Have you ever heard a political candidate mention this idea? Since thoughts and ideas no longer matter much, the richness of a Kipling and other great thinkers is lost to a culture.
In the U.S. Senate race this fall, it’s Mourdock versus Donnelly, who admires the late socialist Howard Zinn and believes in the perfection of a man through more government programs. The blatant lie of “equality” has been taught for years in our public schools. Various groups in our society are looking for an excuse for our natural inequality. It is said that true equality does indeed exist — in the cemetery.
Our educational system is creating a group of folks who believe their unequal ability, as shown on any bell curve, is actually the fault of others. This pent-up anger and aggressiveness and tendency to level, by lowering standards of redistributing wealth, can best be understood by reading “The Revolt of the Masses” by Ortega Gasset. No one will pull this book down from the shelves for our citizens to read. So I guess it’s more television and the Internet. There is the idea that today’s culture will someday be considered the “dark ages” (G. Lichtenberg) where the television and Internet have supplanted the critical-thinking mind.

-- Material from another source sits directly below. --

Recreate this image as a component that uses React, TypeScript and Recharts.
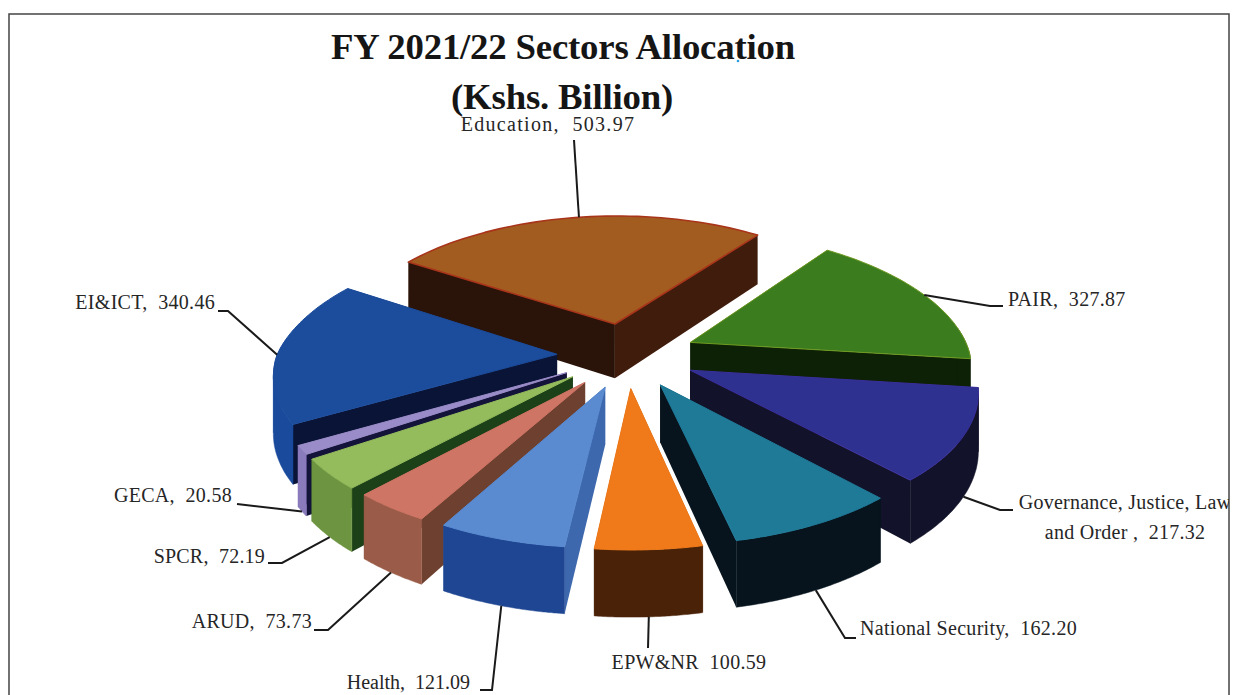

Can you envision, with me, these two candidates standing on opposite corners in downtown Indianapolis on a Saturday morning with each giving a five-minute speech? Richard Mourdock would say he can’t make people equal, nor smart, and he can’t make them rich, either. He would imply that most of us have created our own problems, not a politician.
The other guy, Joe Donnelly, would say the rich man made the poor man poor, and the smart man made the duller man dull — a need to blame someone for our differences. The forced redistribution of wealth seems natural to him. Besides, Donnelly has a religion that can help man perfect himself down here on earth with the infusion of more government. More spending will bring about perfection and equality.
Donnelly seemingly has all the answers that seem right and logical, and he’s looking for an earthly Utopia, while the other guy sees more of a sad tragedy — his eyes observing people who have been taught not to be content with who they are and what they possess. Donnelly desires the continuation of big government and deficits while accusing his opponent of being unwilling to compromise.
The late Charles Colson described this era as one that “smells of sunset.”